# Hasbean Blake Blend



## fluffles (Sep 4, 2012)

Hi,

Can anyone offer an opinion on this? I'm looking for something to try in flat whites. I've been using lighter roasted coffee up to now and thought I would try out a slightly darker roast to compare.


----------



## aaronb (Nov 16, 2012)

I'm not a fan, I much prefer HasBean's single origins to the blends.

Also what coffee have you been drinking that is lighter roast? HasBean are generally light - mediumish roasts, so whislt it may be darker it is by no emans a dark roast!


----------



## shrink (Nov 12, 2012)

Blake is their attempt to do a classic darker (not dark, but darker than their normal roasts) italian styled coffee. I'm not sure its what hasbean do best and wouldn't be one I'd gravitate towards.

Jailbreak is OK, but TBH as an espresso blend, I like the Brazil Espresso Perfitto.

As above though, their single origins tend to be excellent.


----------



## 4515 (Jan 30, 2013)

Have to agree that Blake is an ok coffee but after trying it once I wouldnt buy again. Its not bad, its just that HB do a lot of better coffees.

Kicker is the only blend that I've bought more than once and thats a tricky coffee to get right.

SO is what they do best. I'll buy HB for the fruity / zesty / funky / sometimes mad coffee. For a more traditional coffee I'll tend to use other suppliers


----------



## fluffles (Sep 4, 2012)

Thanks for the feedback. Can anyone list a few recommendations for alternatives? I'm not looking for really dark, just something that will come through the milk a little better.


----------



## coffeechap (Apr 5, 2012)

rave cuban serano cuts through milk quite nicely


----------



## garydyke1 (Mar 9, 2011)

fluffles said:


> Thanks for the feedback. Can anyone list a few recommendations for alternatives? I'm not looking for really dark, just something that will come through the milk a little better.
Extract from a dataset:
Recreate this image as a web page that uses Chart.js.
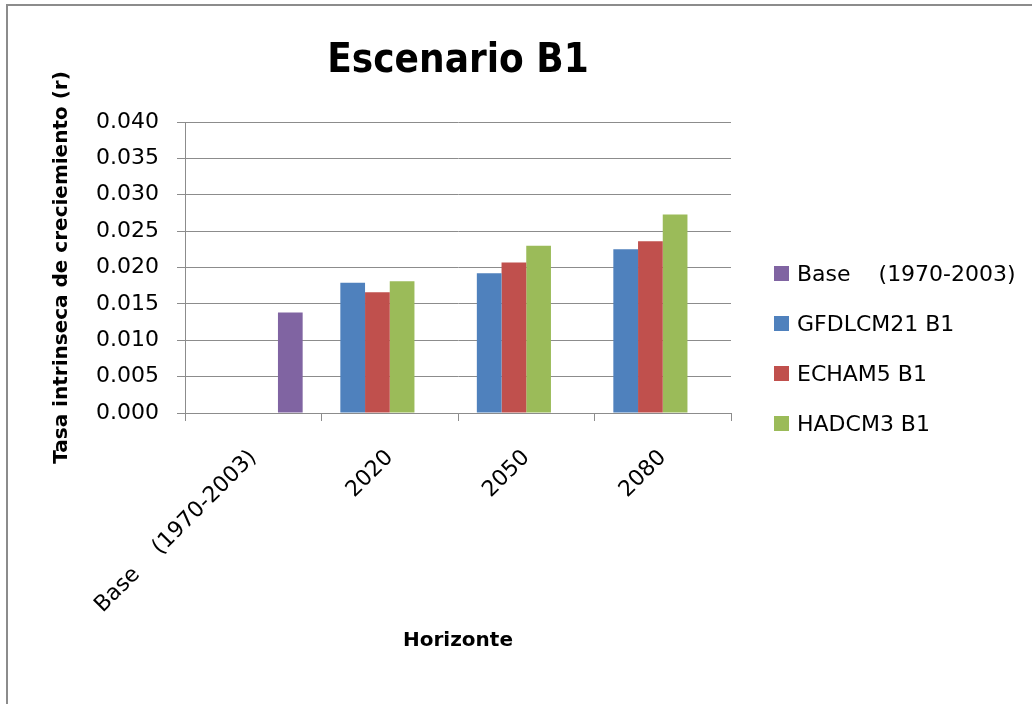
<!DOCTYPE html>
<html>
<head>
<meta charset="utf-8">
<script src="https://cdn.jsdelivr.net/npm/chart.js@4/dist/chart.umd.min.js"></script>
<style>
  body { margin: 0; background: #fff; }
  #wrap { position: relative; width: 1032px; height: 704px; overflow: hidden; }
  #frame {
    position: absolute; left: 6px; top: 4px; width: 1100px; height: 800px;
    border-top: 2px solid #8c8c8c; border-left: 2px solid #8c8c8c;
  }
  #myChart { position: absolute; left: 0; top: 0; }
  #legend {
    position: absolute; left: 774px; top: 248px;
    font-family: 'DejaVu Sans', sans-serif; font-size: 22px; color: #000;
  }
  .legend-item { display: flex; align-items: center; height: 50px; white-space: pre; }
  .legend-box { width: 15px; height: 15px; margin-right: 8px; }
</style>
</head>
<body>
<div id="wrap">
  <div id="frame"></div>
  <canvas id="myChart" width="1032" height="704"></canvas>
  <div id="legend"></div>
</div>
<script>
// periods on the x axis
const horizons = ["Base    (1970-2003)", "2020", "2050", "2080"];

// growth rate per model
const baseValues = [0.0138, null, null, null];
const gfdlValues = [null, 0.0179, 0.0192, 0.0225];
const echamValues = [null, 0.0166, 0.0207, 0.0236];
const hadcmValues = [null, 0.0181, 0.0230, 0.0273];

const yTicks = [0, 0.005, 0.01, 0.015, 0.02, 0.025, 0.03, 0.035, 0.04];

const font = "'DejaVu Sans', sans-serif";
const gridGray = "#8c8c8c";

// base series is drawn in the last slot but listed first
const legendRank = (item) => (item.text.indexOf("Base") === 0 ? -1 : item.datasetIndex);

// legend as html, built from the chart's own legend items
const htmlLegend = {
  id: "htmlLegend",
  afterUpdate(chart) {
    const box = document.getElementById("legend");
    box.innerHTML = "";
    const items = Chart.defaults.plugins.legend.labels.generateLabels(chart);
    items.sort((a, b) => legendRank(a) - legendRank(b));
    items.forEach((item) => {
      const row = document.createElement("div");
      row.className = "legend-item";
      const swatch = document.createElement("span");
      swatch.className = "legend-box";
      swatch.style.background = item.fillStyle;
      const text = document.createElement("span");
      text.textContent = item.text;
      row.appendChild(swatch);
      row.appendChild(text);
      box.appendChild(row);
    });
  },
};

const ctx = document.getElementById("myChart").getContext("2d");

const chart = new Chart(ctx, {
  type: "bar",
  data: {
    labels: horizons,
    datasets: [
      { label: "GFDLCM21 B1", data: gfdlValues, backgroundColor: "#4f81bd" },
      { label: "ECHAM5 B1", data: echamValues, backgroundColor: "#c0504d" },
      { label: "HADCM3 B1", data: hadcmValues, backgroundColor: "#9bbb59" },
      { label: "Base    (1970-2003)", data: baseValues, backgroundColor: "#8064a2" },
    ],
  },
  plugins: [htmlLegend],
  options: {
    responsive: false,
    animation: false,
    devicePixelRatio: 1,
    categoryPercentage: 0.724,
    barPercentage: 1,
    layout: { padding: { top: 10, left: 46, right: 301, bottom: 18 } },
    plugins: {
      tooltip: { enabled: false },
      legend: { display: false },
      title: {
        display: true,
        text: "Escenario B1",
        fullSize: false,
        color: "#000",
        font: { family: "'DejaVu Sans Condensed', 'DejaVu Sans', sans-serif", size: 40, weight: "bold" },
        padding: { top: 28, bottom: 36 },
      },
    },
    scales: {
      x: {
        grid: {
          offset: true,
          drawOnChartArea: false,
          drawTicks: true,
          tickLength: 8,
          color: gridGray,
        },
        border: { display: true, color: gridGray },
        ticks: {
          color: "#000",
          font: { family: font, size: 22 },
          minRotation: 45,
          maxRotation: 45,
          autoSkip: false,
          padding: 24,
        },
        title: {
          display: true,
          text: "Horizonte",
          color: "#000",
          font: { family: font, size: 20, weight: "bold" },
          padding: { top: 4, bottom: 33 },
        },
        afterFit: (scale) => {
          scale.height = 273;
        },
      },
      y: {
        min: 0,
        max: 0.04,
        grid: { color: gridGray, tickLength: 8 },
        border: { display: true, color: gridGray },
        afterBuildTicks: (scale) => {
          scale.ticks = yTicks.map((v) => ({ value: v }));
        },
        ticks: {
          color: "#000",
          font: { family: font, size: 22 },
          padding: 18,
          callback: (v) => Number(v).toFixed(3),
        },
        title: {
          display: true,
          text: "Tasa intrinseca de creciemiento (r)",
          color: "#000",
          font: { family: font, size: 20, weight: "bold" },
          padding: { top: 4, bottom: 4 },
        },
        afterFit: (scale) => {
          scale.width = 139;
        },
      },
    },
  },
});
</script>
</body>
</html>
Steve said this was the basis of one of his favourite cappuccinos http://www.hasbean.co.uk/products/costa-rica-finca-de-licho-yellow-honey-vila-sarchi

Personally I love naturals in milk , try

http://www.hasbean.co.uk/collections/africa/products/burundi-mutara-hill-natural

http://www.hasbean.co.uk/collections/africa/products/tanzanian-burka-block-a-catimor-natural


----------



## shrink (Nov 12, 2012)

for milk.. i'm a huge fan of:

-extract original

-rave signature

-allpress redchurch

-steampunk velos

The steampunk is a rare treat, its so yummy that I tend to save it for when I'm going to my fav coffee shop for a cup, but I do use it at home now and then.


----------



## fluffles (Sep 4, 2012)

garydyke1 said:


> Personally I love naturals in milk


That's not the first time I've heard someone say this. What is it about naturals that make them suitable for milk? Less acidity?


----------



## garydyke1 (Mar 9, 2011)

fluffles said:


> That's not the first time I've heard someone say this. What is it about naturals that make them suitable for milk? Less acidity?


They are more punchy , funky , in your face . There are varying degrees of naturals though = some are full on fermented-farmyard-funk , others blueberry muffin or strawberry angel delight and occasionally more subtle hints of fruit layered over chocolate - Origin , varietal and particular processing methods will impact to what extent you get those flavours


----------



## RoloD (Oct 13, 2010)

Blake is supposed to be 'old school', but god knows what that school was. Fails on all counts. IMHO.


----------



## 4085 (Nov 23, 2012)

Coffee compass, any of their darker blends (monsoon Malabar or Jampit) or their java Jampit single origin. It is dark and I live it. I have had probably 40 to 50 kilos of Jampit in the past year or so!!


----------



## Obnic (Jan 14, 2014)

+1 for coffee compass Jampit Hit and Malabar Hit. Excellent with and without milk.


----------



## CrazyH (Jan 14, 2011)

I was served it once in a cafe and rather liked it. Quite smooth tasting, maybe too smooth for many on here.


----------



## Charliej (Feb 25, 2012)

The best dark roast I have had in a very long time, including the DSOL stuff, has been the Coffee Compass Ethiopian Cherry Red Natural Process, to the point I've found myself pissed off because I drank my last shot of it earlier and have a pile(3kg or so) of coffee to get through before I can order myself more of it so I shall be highly caffeinated for the next week or 2.


----------



## Guest (May 29, 2014)

I'm posting on here because i've had this quite recently and it was alright but not up to the usual Has Bean standard i don't think. Having tried all the blends at Has Bean now I think I would only recommend Jabberwocky and Phil Ter - It's weird really because their single origins are so good. I've never had one that i haven't loved.

Anyway, there's nothing really wrong with Blake - it's just nothing special. I'd prefer to have a cup of Rave's Signature for example.


----------



## Blackstone (Aug 5, 2012)

i really dislike Jabberwocky. its the only thing from has bean that i havent used


----------